Australia's consumer and competition (ACCC) watchdog is investigating Facebook’s parent company Meta for a long running series of fraudulent cryptocurrency advertisements of the platform.
The news comes just a day after Cointelegraph reported that billionaire businessman Andrew “Twiggy” Forrest was pursuing criminal action against the social media giant for allegedly serving users crypto scam ads and fake articles that used his name and likeness.
Numerous other high profile celebrities from Hugh Jackman to Nicole Kidman have been fraudulently employed to draw users into investment scams.
The ACCC alleges that Meta allowed the crypto scammers to breach Australian consumer law, defrauding victims hundreds of thousands of dollars.
In Thursday comments to The Australian, ACCC chair Rod Sims said that although their investigation shares similarities with Forrest’s case, the “ACCC’s investigation is separate and concerns different questions of law.”
While Forrest’s case concerns potential breaches of Australia’s Commonwealth Criminal Code, the ACCC will be examining whether Meta has “raised concerns” under the Australia Consumer Law.
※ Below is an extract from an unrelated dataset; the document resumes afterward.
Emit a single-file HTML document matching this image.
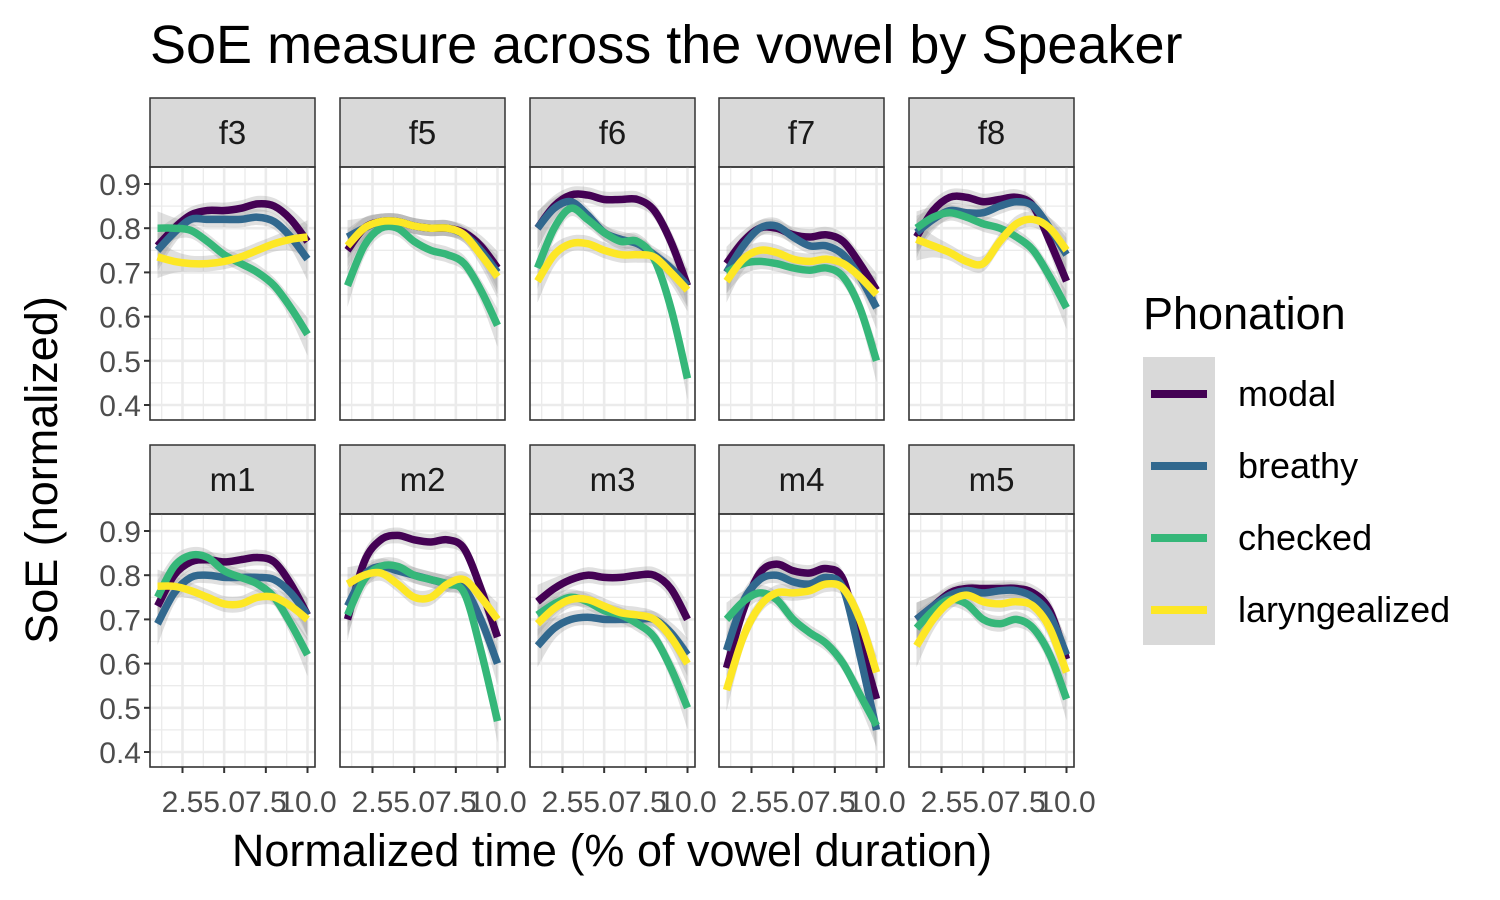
<!DOCTYPE html>
<html><head><meta charset="utf-8"><style>
body{margin:0;background:#fff;}
svg{display:block;font-family:"Liberation Sans",sans-serif;}
</style></head><body>
<svg id="chart" width="1500" height="900" viewBox="0 0 1500 900">
<text x="150" y="63" font-size="54" fill="#000">SoE measure across the vowel by Speaker</text>
<text x="612" y="866" font-size="45" text-anchor="middle" fill="#000">Normalized time (% of vowel duration)</text>
<text transform="translate(57,470) rotate(-90)" font-size="45" text-anchor="middle" fill="#000">SoE (normalized)</text>
<g id="panels"></g>
<g>
<text x="1143" y="329" font-size="45" fill="#000">Phonation</text>
<rect x="1143" y="357" width="72" height="288" fill="#d9d9d9"/>
<line x1="1151" x2="1207" y1="394" y2="394" stroke="#440154" stroke-width="8"/>
<line x1="1151" x2="1207" y1="466" y2="466" stroke="#31688e" stroke-width="8"/>
<line x1="1151" x2="1207" y1="538" y2="538" stroke="#35b779" stroke-width="8"/>
<line x1="1151" x2="1207" y1="610" y2="610" stroke="#fde725" stroke-width="8"/>
<text x="1238" y="406" font-size="36" fill="#000">modal</text>
<text x="1238" y="478" font-size="36" fill="#000">breathy</text>
<text x="1238" y="550" font-size="36" fill="#000">checked</text>
<text x="1238" y="622" font-size="36" fill="#000">laryngealized</text>
</g>
</svg>
<script>
const speakers = ["f3","f5","f6","f7","f8","m1","m2","m3","m4","m5"];
const timePoints = [1,2,3,4,5,6,7,8,9,10];
const phonations = ["modal","breathy","checked","laryngealized"];
const yTicks = [0.4,0.5,0.6,0.7,0.8,0.9];
const xTicks = [2.5,5.0,7.5,10.0];
const xTickLabels = ["2.5","5.0","7.5","10.0"];
const modal = {
 f3:[0.76,0.80,0.83,0.84,0.84,0.845,0.855,0.85,0.82,0.77],
 f5:[0.75,0.80,0.815,0.815,0.805,0.80,0.80,0.79,0.76,0.71],
 f6:[0.80,0.85,0.875,0.875,0.865,0.865,0.865,0.84,0.77,0.67],
 f7:[0.72,0.77,0.80,0.80,0.785,0.78,0.785,0.77,0.72,0.66],
 f8:[0.78,0.84,0.87,0.87,0.86,0.865,0.87,0.85,0.77,0.68],
 m1:[0.73,0.80,0.83,0.835,0.83,0.835,0.84,0.83,0.78,0.71],
 m2:[0.70,0.83,0.88,0.89,0.88,0.875,0.88,0.86,0.77,0.66],
 m3:[0.74,0.77,0.79,0.80,0.795,0.795,0.80,0.80,0.77,0.70],
 m4:[0.59,0.72,0.805,0.825,0.81,0.805,0.815,0.79,0.65,0.52],
 m5:[0.70,0.73,0.76,0.77,0.77,0.77,0.77,0.76,0.72,0.61]};
const breathy = {
 f3:[0.75,0.79,0.82,0.82,0.82,0.82,0.825,0.815,0.78,0.73],
 f5:[0.78,0.80,0.815,0.815,0.805,0.80,0.80,0.785,0.75,0.70],
 f6:[0.80,0.845,0.86,0.83,0.79,0.775,0.765,0.74,0.71,0.67],
 f7:[0.70,0.76,0.80,0.805,0.78,0.76,0.76,0.74,0.69,0.62],
 f8:[0.79,0.82,0.84,0.835,0.835,0.85,0.86,0.85,0.80,0.74],
 m1:[0.69,0.76,0.795,0.80,0.795,0.795,0.795,0.79,0.76,0.71],
 m2:[0.73,0.80,0.82,0.81,0.80,0.79,0.78,0.77,0.70,0.60],
 m3:[0.64,0.68,0.70,0.705,0.70,0.70,0.70,0.70,0.67,0.62],
 m4:[0.63,0.74,0.79,0.80,0.785,0.78,0.795,0.77,0.62,0.45],
 m5:[0.70,0.73,0.755,0.765,0.76,0.765,0.765,0.75,0.71,0.62]};
const checked = {
 f3:[0.80,0.80,0.795,0.77,0.74,0.72,0.70,0.67,0.62,0.56],
 f5:[0.67,0.76,0.80,0.80,0.77,0.75,0.74,0.72,0.66,0.58],
 f6:[0.71,0.80,0.845,0.82,0.79,0.77,0.77,0.73,0.62,0.46],
 f7:[0.70,0.72,0.725,0.72,0.71,0.705,0.71,0.69,0.62,0.50],
 f8:[0.80,0.825,0.835,0.825,0.81,0.80,0.78,0.75,0.69,0.62],
 m1:[0.75,0.82,0.845,0.84,0.81,0.795,0.78,0.75,0.69,0.62],
 m2:[0.71,0.79,0.82,0.82,0.80,0.79,0.78,0.76,0.63,0.47],
 m3:[0.71,0.735,0.75,0.74,0.72,0.71,0.69,0.66,0.59,0.50],
 m4:[0.70,0.74,0.76,0.745,0.70,0.67,0.645,0.60,0.53,0.46],
 m5:[0.68,0.72,0.745,0.735,0.70,0.69,0.70,0.68,0.62,0.52]};
const laryngealized = {
 f3:[0.735,0.725,0.72,0.72,0.725,0.735,0.75,0.765,0.775,0.78],
 f5:[0.76,0.80,0.815,0.815,0.805,0.80,0.80,0.785,0.74,0.69],
 f6:[0.68,0.74,0.765,0.765,0.75,0.74,0.74,0.735,0.70,0.66],
 f7:[0.68,0.73,0.75,0.745,0.73,0.725,0.73,0.72,0.69,0.65],
 f8:[0.775,0.76,0.745,0.725,0.72,0.77,0.81,0.82,0.80,0.75],
 m1:[0.775,0.775,0.765,0.75,0.735,0.735,0.75,0.75,0.73,0.70],
 m2:[0.78,0.80,0.805,0.78,0.75,0.75,0.78,0.79,0.75,0.70],
 m3:[0.69,0.725,0.745,0.745,0.73,0.715,0.71,0.70,0.66,0.60],
 m4:[0.54,0.66,0.73,0.76,0.76,0.765,0.78,0.77,0.70,0.58],
 m5:[0.64,0.70,0.74,0.755,0.74,0.735,0.74,0.73,0.68,0.58]};
const seriesData = {modal, breathy, checked, laryngealized};
const colors = {modal:"#440154",breathy:"#31688e",checked:"#35b779",laryngealized:"#fde725"};

const NS="http://www.w3.org/2000/svg";
const root=document.getElementById('panels');
const panelLefts=[150,340,530,719,909];
const PW=165;
const rows=[{stripTop:98,top:167,bottom:420},{stripTop:445,top:514,bottom:767}];
const xMin=0.55,xMax=10.45, yTop=0.9, yBot=0.4;
function mk(tag,attrs,parent){const e=document.createElementNS(NS,tag);for(const k in attrs)e.setAttribute(k,attrs[k]);parent.appendChild(e);return e;}
function smoothPath(pts){
 let d="M"+pts[0][0].toFixed(1)+","+pts[0][1].toFixed(1);
 for(let i=0;i<pts.length-1;i++){
  const p0=pts[i-1]||pts[i],p1=pts[i],p2=pts[i+1],p3=pts[i+2]||p2;
  const c1=[p1[0]+(p2[0]-p0[0])/6,p1[1]+(p2[1]-p0[1])/6];
  const c2=[p2[0]-(p3[0]-p1[0])/6,p2[1]-(p3[1]-p1[1])/6];
  d+="C"+c1[0].toFixed(1)+","+c1[1].toFixed(1)+" "+c2[0].toFixed(1)+","+c2[1].toFixed(1)+" "+p2[0].toFixed(1)+","+p2[1].toFixed(1);
 }
 return d;
}
speakers.forEach((sp,i)=>{
 const r=rows[Math.floor(i/5)], L=panelLefts[i%5];
 const xS=v=>L+(v-xMin)/(xMax-xMin)*PW;
 const y09=r.top+17, y04=r.bottom-15;
 const yS=v=>y09+(yTop-v)/(yTop-yBot)*(y04-y09);
 const g=mk('g',{},root);
 
 
 const strip=mk('rect',{x:L,y:r.stripTop,width:PW,height:r.top-r.stripTop,fill:'#d9d9d9',stroke:'#333','stroke-width':1.5},g);
 
 
 const st=mk('text',{x:L+PW/2,y:r.stripTop+46,'font-size':33,'text-anchor':'middle',fill:'#1a1a1a'},g);
 st.textContent=sp;
 
 
 const clipId='clip'+i;
 const cp=mk('clipPath',{id:clipId},g);mk('rect',{x:L,y:r.top,width:PW,height:r.bottom-r.top},cp);
 const gg=mk('g',{'clip-path':'url(#'+clipId+')'},g);
 for(let v=0.35;v<=0.951;v+=0.1){const y=yS(v);mk('line',{x1:L,x2:L+PW,y1:y,y2:y,stroke:'#ebebeb','stroke-width':1.3},gg);}
 for(let v=1.25;v<=11;v+=2.5){const x=xS(v);mk('line',{x1:x,x2:x,y1:r.top,y2:r.bottom,stroke:'#ebebeb','stroke-width':1.3},gg);}
 yTicks.forEach(v=>{const y=yS(v);mk('line',{x1:L,x2:L+PW,y1:y,y2:y,stroke:'#ebebeb','stroke-width':2.6},gg);});
 xTicks.forEach(v=>{const x=xS(v);mk('line',{x1:x,x2:x,y1:r.top,y2:r.bottom,stroke:'#ebebeb','stroke-width':2.6},gg);});
 phonations.forEach(ph=>{
  const vals=seriesData[ph][sp];
  const up=timePoints.map((t,k)=>{const w=0.018+ (k===0||k===9?0.02:(k===1||k===8?0.006:0));return [xS(t),yS(vals[k]+w)];});
  const lo=timePoints.map((t,k)=>{const w=0.018+ (k===0||k===9?0.03:(k===1||k===8?0.008:0));return [xS(t),yS(vals[k]-w)];}).reverse();
  const d=smoothPath(up)+"L"+smoothPath(lo).slice(1)+"Z";
  const rb=mk('path',{d:d,fill:'#999','fill-opacity':0.3},gg);
  
  
 });
 phonations.forEach(ph=>{
  const vals=seriesData[ph][sp];
  const pts=timePoints.map((t,k)=>[xS(t),yS(vals[k])]);
  const ln=mk('path',{d:smoothPath(pts),fill:'none',stroke:colors[ph],'stroke-width':7.5},gg);
  
  
 });
 mk('rect',{x:L,y:r.top,width:PW,height:r.bottom-r.top,fill:'none',stroke:'#333','stroke-width':1.6},g);
 if(i%5===0){
  yTicks.forEach(v=>{const y=yS(v);
   mk('line',{x1:L-6,x2:L,y1:y,y2:y,stroke:'#333','stroke-width':2},g);
   const t=mk('text',{x:L-9,y:y+11,'font-size':30,'text-anchor':'end',fill:'#4d4d4d'},g);
   t.textContent=v.toFixed(1);
   
   
  });
 }
 if(i>=5){
  xTicks.forEach((v,k)=>{const x=xS(v);
   mk('line',{x1:x,x2:x,y1:r.bottom,y2:r.bottom+6,stroke:'#333','stroke-width':2},g);
   const t=mk('text',{x:x,y:r.bottom+45,'font-size':30,'text-anchor':'middle',fill:'#4d4d4d'},g);
   t.textContent=xTickLabels[k];
   
   
  });
 }
});
</script>
</body></html>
“Like Dr Forrest, we consider that Meta should be doing more to detect, prevent and remove false or misleading advertisements from the Facebook platform so that consumers are not misled and scammers are prevented from reaching potential victims.”
Forrest claims that by failing to take sufficient steps to eliminate the scam from being shared on its platform, Meta is not only in breach of Australia’s money-laundering laws, but also behaved in a “criminally reckless” manner.
He will initially bring his case to the West Australia Magistrates Court on March 28, with a committal hearing expected later in the year.
He also launched a simultaneous civil proceeding with the Superior Court of California last September, seeking injunctive relief. The case is still pending, with the date of the civil case yet to be set.
In 2020, the Australian Securities and Investments Commission (ASIC) issued a warning on fake celebrity-endorsed crypto ads, including Jackman, Kidman and even Waleed Aly.
Other celebrities including Elon Musk, Bill Gates and Richard Branson have also had their images stolen to front crypto scams.
Australian Facebook users have reported losing hundreds of thousands to the scam, including one alleged victim who told The Australian that they thought the scam was legitimate because it featured Forrest.
“Andrew Forrest is an icon for millions of Australians and you hold him in high regard, anything involving him you‘d think is legitimate because it’s coming out in public through Facebook,” they said.
In 2019, Forrest was among several Australian celebrities, including Kate Winslet, who were falsely quoted as giving testimony for a fraudulent cryptocurrency.
One version of the scam quoted the celebs in fake mainstream news articles advertising a fake Bitcoin investment platform.
As reported by Cointelegraph in August 2021, investment scams cost Australian investors more than $50.5 million in the first six months of 2021, with crypto scams contributing to more than 50% of the losses.